The rapid spread of SARS-CoV2 presents an unprecedented challenge to urgently control disease morbidity, mortality, and spread. Antiviral drugs including remdesivir, favipiravir, and EIDD-2801 have emerged as front-line treatments. However, there are toxicity concerns for these drugs, especially as they are most effective when given at high doses early in disease progression. The ability to administer these antivirals more safely, particularly in less severely affected individuals, will allow for earlier treatment. In this project, we combine experimental genomic approaches and genetic association studies to understand and mitigate toxicity of SARS-CoV-2 antiviral drugs.
In Aim 1, we will use state-of-the-art genomic screening to identify human genes that mediate toxicity of SARS-CoV-2 antiviral drugs in liver and intestinal cell lines.

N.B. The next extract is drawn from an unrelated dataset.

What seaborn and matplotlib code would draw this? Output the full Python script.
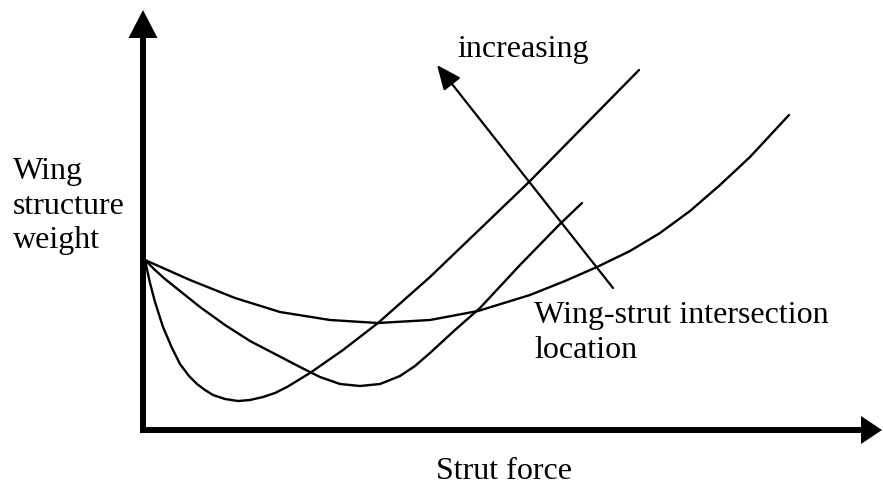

In Aim 2, we will examine genetic associations of remdesivir efficacy and toxicity from ongoing clinical trials.
In Aim 3, we will combine this information to test approved pharmaceuticals or nutrients which are known to target or interact with genes we identify to determine if any mitigate drug cytotoxicity. We will also determine whether there are any common genetic or disease conditions for which antiviral dosing may be inadvisable. Altogether, we aim to provide rapid and actionable insight on the toxicity of front-line SARS-CoV-2 antiviral drugs.

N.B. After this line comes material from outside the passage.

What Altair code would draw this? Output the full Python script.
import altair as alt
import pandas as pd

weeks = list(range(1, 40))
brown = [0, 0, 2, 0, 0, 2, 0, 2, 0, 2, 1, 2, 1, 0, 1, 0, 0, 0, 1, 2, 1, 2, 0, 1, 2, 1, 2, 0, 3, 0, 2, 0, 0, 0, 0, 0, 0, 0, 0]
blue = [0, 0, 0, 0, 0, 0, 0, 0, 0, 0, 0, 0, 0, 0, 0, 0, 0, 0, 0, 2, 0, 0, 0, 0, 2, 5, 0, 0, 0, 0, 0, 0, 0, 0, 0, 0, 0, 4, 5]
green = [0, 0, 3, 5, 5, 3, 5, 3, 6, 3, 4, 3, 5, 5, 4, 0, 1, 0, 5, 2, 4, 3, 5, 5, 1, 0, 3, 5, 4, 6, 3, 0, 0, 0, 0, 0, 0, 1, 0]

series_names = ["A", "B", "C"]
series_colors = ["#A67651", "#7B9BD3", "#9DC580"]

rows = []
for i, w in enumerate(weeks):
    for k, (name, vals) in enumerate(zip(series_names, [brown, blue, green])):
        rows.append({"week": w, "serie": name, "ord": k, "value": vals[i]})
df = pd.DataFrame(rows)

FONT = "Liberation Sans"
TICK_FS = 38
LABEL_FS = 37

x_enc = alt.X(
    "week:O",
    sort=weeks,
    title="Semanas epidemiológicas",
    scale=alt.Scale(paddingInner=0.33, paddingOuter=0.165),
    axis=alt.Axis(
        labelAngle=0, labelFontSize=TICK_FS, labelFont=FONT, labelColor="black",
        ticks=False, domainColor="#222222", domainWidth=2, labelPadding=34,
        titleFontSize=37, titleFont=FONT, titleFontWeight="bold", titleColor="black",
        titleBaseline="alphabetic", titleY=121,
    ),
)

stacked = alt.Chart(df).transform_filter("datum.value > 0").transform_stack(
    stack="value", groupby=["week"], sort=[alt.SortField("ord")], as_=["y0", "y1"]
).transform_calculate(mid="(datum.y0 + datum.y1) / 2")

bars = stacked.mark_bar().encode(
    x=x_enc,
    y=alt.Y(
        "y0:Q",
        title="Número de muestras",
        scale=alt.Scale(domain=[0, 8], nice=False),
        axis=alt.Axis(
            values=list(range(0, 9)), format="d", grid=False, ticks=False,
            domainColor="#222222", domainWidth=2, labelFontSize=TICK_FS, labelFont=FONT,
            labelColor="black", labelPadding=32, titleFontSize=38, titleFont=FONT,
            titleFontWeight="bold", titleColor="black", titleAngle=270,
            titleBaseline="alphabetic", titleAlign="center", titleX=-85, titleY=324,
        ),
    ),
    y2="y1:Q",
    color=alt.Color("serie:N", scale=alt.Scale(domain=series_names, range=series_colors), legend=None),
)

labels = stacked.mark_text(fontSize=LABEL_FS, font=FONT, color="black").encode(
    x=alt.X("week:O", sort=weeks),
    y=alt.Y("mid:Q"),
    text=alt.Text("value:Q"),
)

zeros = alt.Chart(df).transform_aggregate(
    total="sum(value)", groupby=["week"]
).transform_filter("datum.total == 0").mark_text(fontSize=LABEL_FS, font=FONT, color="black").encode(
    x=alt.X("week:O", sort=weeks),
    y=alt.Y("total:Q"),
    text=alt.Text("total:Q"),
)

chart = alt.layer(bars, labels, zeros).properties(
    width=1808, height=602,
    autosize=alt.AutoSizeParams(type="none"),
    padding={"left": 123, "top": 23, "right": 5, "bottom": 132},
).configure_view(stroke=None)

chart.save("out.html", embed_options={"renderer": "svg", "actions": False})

Antiviral drugs have shown promise in treating patients infected with SARS-CoV2, the virus that causes COVID- 19. Because the SARS-CoV2 outbreak has accelerated the timelines for clinical testing and widespread administration of such antiviral drugs, every effort must be made to conduct the typically methodical drug vetting process in real-time to ensure that these drugs are used most safely and effectively. We will establish new approaches to assess the risks of SARS-CoV2 antiviral drug toxicity, seeking to identify ways to mitigate these risks to permit safer and more effective treatment of patients with these drugs.